__What you will do__
From the first line of the data through the line containing "const yMinor = d3.range(98, 122).map(k", return each line exactly.

*** Data provided ***

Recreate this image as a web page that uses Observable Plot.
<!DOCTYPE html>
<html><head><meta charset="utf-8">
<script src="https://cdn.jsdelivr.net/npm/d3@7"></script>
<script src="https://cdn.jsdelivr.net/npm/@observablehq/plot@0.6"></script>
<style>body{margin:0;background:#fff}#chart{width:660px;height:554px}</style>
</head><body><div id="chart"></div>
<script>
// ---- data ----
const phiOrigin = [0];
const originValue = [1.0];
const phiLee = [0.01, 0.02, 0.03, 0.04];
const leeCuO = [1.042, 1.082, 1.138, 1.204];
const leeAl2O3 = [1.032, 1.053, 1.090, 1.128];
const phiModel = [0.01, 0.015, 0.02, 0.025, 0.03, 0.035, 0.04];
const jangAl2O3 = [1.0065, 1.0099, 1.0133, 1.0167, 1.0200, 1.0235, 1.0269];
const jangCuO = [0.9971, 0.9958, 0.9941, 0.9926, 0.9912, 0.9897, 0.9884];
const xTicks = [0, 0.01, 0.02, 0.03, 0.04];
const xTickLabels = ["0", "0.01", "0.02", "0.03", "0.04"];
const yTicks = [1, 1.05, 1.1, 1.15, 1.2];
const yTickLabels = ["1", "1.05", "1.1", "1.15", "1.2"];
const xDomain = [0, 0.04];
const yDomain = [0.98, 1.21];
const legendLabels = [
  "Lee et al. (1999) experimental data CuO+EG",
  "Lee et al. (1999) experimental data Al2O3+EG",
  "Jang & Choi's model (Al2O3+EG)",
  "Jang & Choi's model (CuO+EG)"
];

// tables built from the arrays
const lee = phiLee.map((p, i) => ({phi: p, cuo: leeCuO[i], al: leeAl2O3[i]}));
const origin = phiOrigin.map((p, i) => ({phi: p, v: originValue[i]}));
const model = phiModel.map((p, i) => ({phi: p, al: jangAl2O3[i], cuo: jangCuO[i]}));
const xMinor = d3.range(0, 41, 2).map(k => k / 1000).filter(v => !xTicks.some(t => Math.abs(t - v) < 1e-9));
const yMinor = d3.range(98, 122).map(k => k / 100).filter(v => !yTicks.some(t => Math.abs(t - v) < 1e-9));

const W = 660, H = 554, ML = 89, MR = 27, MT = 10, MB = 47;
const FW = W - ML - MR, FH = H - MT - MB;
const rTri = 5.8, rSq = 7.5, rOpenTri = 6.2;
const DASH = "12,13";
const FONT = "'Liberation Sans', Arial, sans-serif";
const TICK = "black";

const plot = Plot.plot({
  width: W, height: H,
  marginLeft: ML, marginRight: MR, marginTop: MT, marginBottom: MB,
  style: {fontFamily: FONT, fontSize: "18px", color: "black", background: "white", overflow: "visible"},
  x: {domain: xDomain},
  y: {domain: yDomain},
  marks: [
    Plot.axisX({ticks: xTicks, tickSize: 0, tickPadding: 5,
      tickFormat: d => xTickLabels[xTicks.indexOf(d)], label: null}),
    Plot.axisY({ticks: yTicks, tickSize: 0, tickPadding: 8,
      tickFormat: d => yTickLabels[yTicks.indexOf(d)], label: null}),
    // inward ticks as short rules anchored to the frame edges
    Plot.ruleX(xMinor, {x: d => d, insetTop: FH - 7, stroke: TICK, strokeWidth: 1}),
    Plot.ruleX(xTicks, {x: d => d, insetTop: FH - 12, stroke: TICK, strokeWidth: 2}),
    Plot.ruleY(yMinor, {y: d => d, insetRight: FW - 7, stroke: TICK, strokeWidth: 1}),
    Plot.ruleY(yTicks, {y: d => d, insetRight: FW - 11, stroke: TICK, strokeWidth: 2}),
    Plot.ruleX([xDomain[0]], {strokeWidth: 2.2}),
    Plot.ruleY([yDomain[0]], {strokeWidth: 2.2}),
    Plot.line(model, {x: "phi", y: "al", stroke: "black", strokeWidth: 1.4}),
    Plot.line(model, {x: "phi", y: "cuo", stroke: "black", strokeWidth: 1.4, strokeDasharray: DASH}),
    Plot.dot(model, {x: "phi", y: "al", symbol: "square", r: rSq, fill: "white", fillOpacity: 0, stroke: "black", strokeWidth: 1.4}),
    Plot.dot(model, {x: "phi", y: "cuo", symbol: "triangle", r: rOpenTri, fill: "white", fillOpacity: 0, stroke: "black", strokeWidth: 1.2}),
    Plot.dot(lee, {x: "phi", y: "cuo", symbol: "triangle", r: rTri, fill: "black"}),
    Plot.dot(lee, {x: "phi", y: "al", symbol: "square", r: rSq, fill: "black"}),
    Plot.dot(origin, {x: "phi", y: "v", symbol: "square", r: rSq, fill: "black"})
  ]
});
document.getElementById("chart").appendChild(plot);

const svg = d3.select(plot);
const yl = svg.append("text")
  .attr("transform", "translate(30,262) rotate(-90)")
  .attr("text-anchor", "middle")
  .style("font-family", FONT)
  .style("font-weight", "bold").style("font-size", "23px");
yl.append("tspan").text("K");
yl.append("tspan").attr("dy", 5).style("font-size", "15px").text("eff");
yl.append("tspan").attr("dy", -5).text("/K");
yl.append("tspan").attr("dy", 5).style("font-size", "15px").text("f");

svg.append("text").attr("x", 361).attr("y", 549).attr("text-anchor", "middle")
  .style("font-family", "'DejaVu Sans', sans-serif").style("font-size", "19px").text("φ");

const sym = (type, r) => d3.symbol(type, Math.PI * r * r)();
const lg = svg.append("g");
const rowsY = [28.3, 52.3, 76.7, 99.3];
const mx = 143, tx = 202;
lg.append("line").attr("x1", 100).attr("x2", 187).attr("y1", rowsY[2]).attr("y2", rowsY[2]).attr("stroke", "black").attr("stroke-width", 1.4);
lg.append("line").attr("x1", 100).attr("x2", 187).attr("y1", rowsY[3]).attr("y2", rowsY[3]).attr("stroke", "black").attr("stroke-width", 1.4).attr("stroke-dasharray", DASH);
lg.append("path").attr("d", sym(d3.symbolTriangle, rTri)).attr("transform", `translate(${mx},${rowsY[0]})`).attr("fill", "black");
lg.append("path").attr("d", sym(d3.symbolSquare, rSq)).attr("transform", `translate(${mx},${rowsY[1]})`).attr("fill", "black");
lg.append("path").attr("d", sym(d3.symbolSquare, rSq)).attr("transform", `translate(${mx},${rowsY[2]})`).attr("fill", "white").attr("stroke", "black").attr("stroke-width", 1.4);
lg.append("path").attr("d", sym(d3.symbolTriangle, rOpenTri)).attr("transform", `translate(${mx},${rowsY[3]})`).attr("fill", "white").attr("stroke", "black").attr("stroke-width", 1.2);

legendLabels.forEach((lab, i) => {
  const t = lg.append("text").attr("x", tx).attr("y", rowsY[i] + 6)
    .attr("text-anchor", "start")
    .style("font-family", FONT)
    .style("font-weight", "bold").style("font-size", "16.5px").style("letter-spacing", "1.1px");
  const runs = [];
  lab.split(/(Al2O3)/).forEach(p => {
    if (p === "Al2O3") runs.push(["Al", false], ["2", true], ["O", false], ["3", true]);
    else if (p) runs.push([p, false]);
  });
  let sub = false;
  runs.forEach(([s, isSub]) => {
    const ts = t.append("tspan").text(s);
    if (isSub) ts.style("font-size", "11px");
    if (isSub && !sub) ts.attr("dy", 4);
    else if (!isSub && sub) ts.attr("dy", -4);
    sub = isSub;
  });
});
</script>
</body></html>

***

__Task output__
Recreate this image as a web page that uses Observable Plot.
<!DOCTYPE html>
<html><head><meta charset="utf-8">
<script src="https://cdn.jsdelivr.net/npm/d3@7"></script>
<script src="https://cdn.jsdelivr.net/npm/@observablehq/plot@0.6"></script>
<style>body{margin:0;background:#fff}#chart{width:660px;height:554px}</style>
</head><body><div id="chart"></div>
<script>
// ---- data ----
const phiOrigin = [0];
const originValue = [1.0];
const phiLee = [0.01, 0.02, 0.03, 0.04];
const leeCuO = [1.042, 1.082, 1.138, 1.204];
const leeAl2O3 = [1.032, 1.053, 1.090, 1.128];
const phiModel = [0.01, 0.015, 0.02, 0.025, 0.03, 0.035, 0.04];
const jangAl2O3 = [1.0065, 1.0099, 1.0133, 1.0167, 1.0200, 1.0235, 1.0269];
const jangCuO = [0.9971, 0.9958, 0.9941, 0.9926, 0.9912, 0.9897, 0.9884];
const xTicks = [0, 0.01, 0.02, 0.03, 0.04];
const xTickLabels = ["0", "0.01", "0.02", "0.03", "0.04"];
const yTicks = [1, 1.05, 1.1, 1.15, 1.2];
const yTickLabels = ["1", "1.05", "1.1", "1.15", "1.2"];
const xDomain = [0, 0.04];
const yDomain = [0.98, 1.21];
const legendLabels = [
  "Lee et al. (1999) experimental data CuO+EG",
  "Lee et al. (1999) experimental data Al2O3+EG",
  "Jang & Choi's model (Al2O3+EG)",
  "Jang & Choi's model (CuO+EG)"
];

// tables built from the arrays
const lee = phiLee.map((p, i) => ({phi: p, cuo: leeCuO[i], al: leeAl2O3[i]}));
const origin = phiOrigin.map((p, i) => ({phi: p, v: originValue[i]}));
const model = phiModel.map((p, i) => ({phi: p, al: jangAl2O3[i], cuo: jangCuO[i]}));
const xMinor = d3.range(0, 41, 2).map(k => k / 1000).filter(v => !xTicks.some(t => Math.abs(t - v) < 1e-9));
const yMinor = d3.range(98, 122).map(k => k / 100).filter(v => !yTicks.some(t => Math.abs(t - v) < 1e-9));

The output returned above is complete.